Within the group of control dogs, avoidance behavior was observed significantly more towards the child-like doll than the fake dog and the subjects sought out the experimenter significantly more when the ambiguous object was presented than when the doll was presented.
On average, the CHILD-AG group displayed more avoidance behavior towards the child-like doll and the ambiguous object than they did the fake dog. They sought out the experimenter significantly more often when the ambiguous object was presented than when the doll was presented. Finally, when the stimuli were moved away from the subjects, the dogs followed after the doll and fake dog significantly more than they followed the ambiguous object.
For DOG-AG dogs differences in responses to stimuli were observed for two behaviors: stress behaviors and “looking at with a high posture.” The dogs displayed stress behaviors almost exclusively towards the doll versus the dog or ambiguous object. Conversely, gazing with an erect posture was seen primarily during the fake dog trials.
A major strength of this retrospective study is the large assortment of statistical tests performed. The researchers collected and analyzed data both between- and within-groups which allowed for a more complete understanding of the measured behaviors. Because of the way they grouped their data, we saw behavioral patterns with respect to each canine grouping as well as each distinct stimulus.
The authors state that the results partially support their hypotheses and that the dogs showed a wide range of behavior towards the child-like doll and fake dog that they did not exhibit when presented with the ambiguous object. They note that while the doll does not smell or move in ways that parallel humans, the differences in behavior towards the doll and the ambiguous object support that the doll was perceived as child-like. However, alternative interpretations exist. It could be that the dogs did, in fact, initially perceive the doll as a child or child-like, but the erratic movements, lack of human odor, and lack of vocalizations made it seem like a threatening human. In other words, the doll might have been perceived as behaving out of character, which could confuse or stress the subject. Perhaps if the doll had been more child-like it would have elicited different responses. Since the ambiguous object was not meant to appear human, the dogs would not be alarmed by its lack of human movements, odors, and vocalizations.

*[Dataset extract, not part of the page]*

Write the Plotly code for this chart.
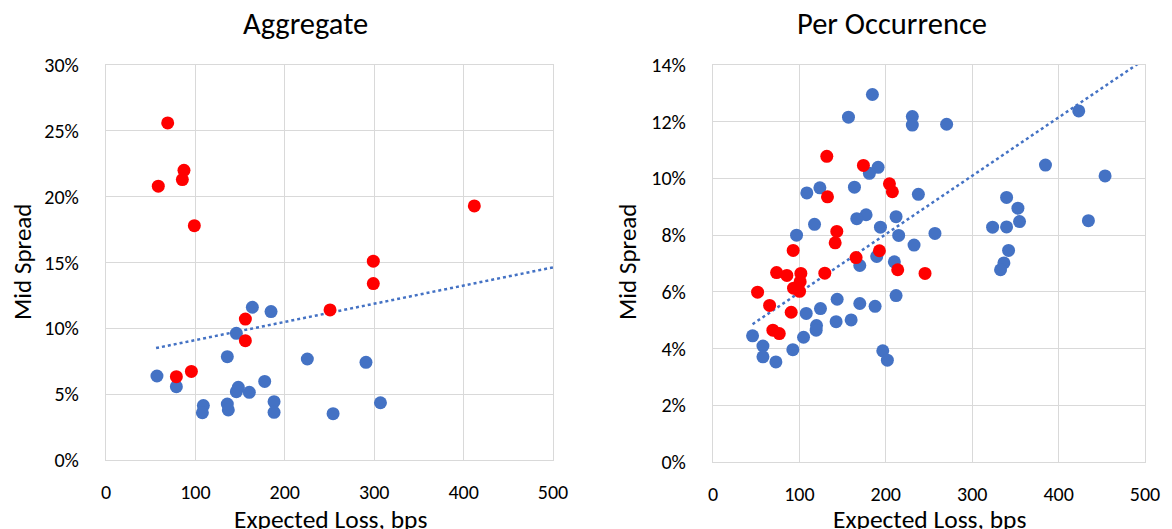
import numpy as np
import plotly.graph_objects as go

# ---- Aggregate panel data (Expected Loss bps, Mid Spread %) ----
agg_blue_x = [57, 78.7, 163.7, 184.6, 145.8, 135.7, 225.2, 290.8, 177.5, 148, 145.8, 160.3,
              188, 307, 108.9, 107.8, 135.7, 136.8, 188, 254]
agg_blue_y = [6.38, 5.57, 11.6, 11.27, 9.62, 7.85, 7.67, 7.42, 5.97, 5.52, 5.19, 5.14,
              4.43, 4.35, 4.13, 3.59, 4.25, 3.8, 3.62, 3.52]
agg_red_x = [69, 87.2, 85.4, 58.5, 98.8, 412, 299, 299, 250.6, 155.9, 155.9, 95.5, 78.7]
agg_red_y = [25.6, 22.0, 21.3, 20.8, 17.8, 19.3, 15.1, 13.4, 11.4, 10.7, 9.06, 6.73, 6.33]
# dotted trendline (start, end)
agg_trend_x = [56, 500]
agg_trend_y = [8.5, 14.63]

# ---- Per Occurrence panel data ----
occ_blue_x = [184.5, 156.8, 230.7, 230.7, 270.4, 423.3, 191.1, 181.0, 384.8, 453.8, 108.6, 123.7,
              163.7, 237.7, 339.8, 352.9, 354.8, 434.5, 323.6, 339.8, 211.9, 177.2, 166.4, 117.5,
              193.8, 214.9, 256.9, 96.7, 232.7, 342.1, 336.7, 332.8, 189.5, 169.9, 209.9, 211.9,
              143.7, 124.4, 169.9, 187.6, 107.9, 119.8, 119.4, 142.5, 159.9, 104.8, 45.8, 57.8,
              57.8, 92.4, 72.8, 196.5, 201.8]
occ_blue_y = [12.96, 12.16, 12.18, 11.88, 11.91, 12.38, 10.39, 10.18, 10.47, 10.09, 9.49, 9.67,
              9.69, 9.44, 9.33, 8.95, 8.48, 8.51, 8.28, 8.29, 8.65, 8.72, 8.58, 8.38,
              8.28, 7.99, 8.06, 8.0, 7.65, 7.46, 7.02, 6.78, 7.25, 6.93, 7.06, 5.87,
              5.74, 5.41, 5.59, 5.49, 5.24, 4.81, 4.65, 4.95, 5.01, 4.4, 4.45, 4.09,
              3.71, 3.96, 3.53, 3.92, 3.59]
occ_red_x = [131.7, 174.1, 204.2, 207.6, 132.5, 143.3, 141.4, 92.8, 192.6, 165.6, 213.8, 245.4,
             73.6, 85.5, 101.7, 129.4, 100.9, 93.2, 100.2, 51.6, 65.5, 90.5, 69.3, 76.7]
occ_red_y = [10.78, 10.46, 9.81, 9.53, 9.35, 8.13, 7.73, 7.46, 7.45, 7.21, 6.78, 6.65,
             6.68, 6.58, 6.65, 6.66, 6.36, 6.13, 6.02, 5.99, 5.52, 5.28, 4.65, 4.53]
occ_trend_x = [45.8, 500]
occ_trend_y = [4.86, 14.21]

x_ticks = [0, 100, 200, 300, 400, 500]

BLUE = "#4472C4"
RED = "#FF0000"
GRID = "#D9D9D9"
FONT = "Carlito, Calibri, Lato, sans-serif"
W, H = 1172, 529

fig = go.Figure()


def add_panel(bx, by, rx, ry, tx, ty, xa, ya):
    fig.add_trace(go.Scatter(x=tx, y=np.array(ty) / 100, mode="lines", xaxis=xa, yaxis=ya,
                             line=dict(color=BLUE, width=2.5, dash="dot"), showlegend=False,
                             hoverinfo="skip"))
    fig.add_trace(go.Scatter(x=bx, y=np.array(by) / 100, mode="markers", xaxis=xa, yaxis=ya,
                             marker=dict(color=BLUE, size=13), showlegend=False,
                             cliponaxis=False))
    fig.add_trace(go.Scatter(x=rx, y=np.array(ry) / 100, mode="markers", xaxis=xa, yaxis=ya,
                             marker=dict(color=RED, size=13), showlegend=False,
                             cliponaxis=False))


add_panel(agg_blue_x, agg_blue_y, agg_red_x, agg_red_y, agg_trend_x, agg_trend_y, "x", "y")
add_panel(occ_blue_x, occ_blue_y, occ_red_x, occ_red_y, occ_trend_x, occ_trend_y, "x2", "y2")

ax_common = dict(showgrid=True, gridcolor=GRID, gridwidth=1.3, zeroline=False,
                 showline=True, linecolor=GRID, linewidth=1.3, mirror=True, automargin=False,
                 ticks="", tickfont=dict(family=FONT, size=20, color="#000"))

fig.update_layout(
    width=W, height=H, margin=dict(l=0, r=0, t=0, b=0),
    paper_bgcolor="white", plot_bgcolor="white",
    xaxis=dict(domain=[106 / W, 553 / W], range=[0, 500], tickvals=x_ticks,
               anchor="y", ticklabelstandoff=14, **ax_common),
    yaxis=dict(domain=[1 - 460 / H, 1 - 65 / H], range=[0, 0.30], dtick=0.05,
               tickformat=".0%", anchor="x", ticklabelstandoff=22, **ax_common),
    xaxis2=dict(domain=[713 / W, 1145 / W], range=[0, 500], tickvals=x_ticks,
                anchor="y2", ticklabelstandoff=14, **ax_common),
    yaxis2=dict(domain=[1 - 462 / H, 1 - 65 / H], range=[0, 0.14], dtick=0.02,
                tickformat=".0%", anchor="x2", ticklabelstandoff=22, **ax_common),
    font=dict(family=FONT, color="#000"),
)

ann = [
    dict(text="Aggregate", x=305 / W, y=1 - 24 / H, size=30.5, angle=0),
    dict(text="Per Occurrence", x=892 / W, y=1 - 24 / H, size=30.5, angle=0),
    dict(text="Expected Loss, bps", x=330 / W, y=1 - 519 / H, size=25.5, angle=0),
    dict(text="Expected Loss, bps", x=929 / W, y=1 - 519 / H, size=25.5, angle=0),
    dict(text="Mid Spread", x=22 / W, y=1 - 262 / H, size=25, angle=-90),
    dict(text="Mid Spread", x=627 / W, y=1 - 262 / H, size=25, angle=-90),
]
for a in ann:
    fig.add_annotation(text=a["text"], x=a["x"], y=a["y"], xref="paper", yref="paper",
                       showarrow=False, textangle=a["angle"], xanchor="center", yanchor="middle",
                       font=dict(family=FONT, size=a["size"], color="#000"))

fig.write_html("out.html", config={"displayModeBar": False},
               post_script="document.body.style.margin='0';document.body.style.overflow='hidden';")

Data were particularly weak for the fake dog test. If the test worked to predict canine aggression, we would expect that the dogs reported as DOG-AG by their owners would be more likely than controls to direct such behaviors at the fake dog. This results did not confirm this expectation. In fact, they did not differ from controls for any observed aggressive behavior towards the fake dog. There were differences in posture, with some of DOG-AG group looking at the fake dog with an erect posture more than when presented with the other stimuli.
Additional limitations weaken the study’s validity. For example, the order of stimulus presentation was not randomized or counterbalanced; there could be history effects such as habituation to the environment. Although re-scoring a sample of videos 8 months after the initial coding showed intra-rater reliability, the videos were nonetheless only analyzed by one observer, thus inter-rater reliability could not be determined.
Dogs were also categorized based on owners’ responses about past behaviors which is subject to the usual limitations of respondents’ knowledge, interpretation, honesty, memory recall, and accuracy. Finally, the behaviors scored on the test were not identical to those described to owners on the questionnaire.
Overall, the data are not compelling evidence for using these subtests to predict future behavior or to determine a dog’s adoptability.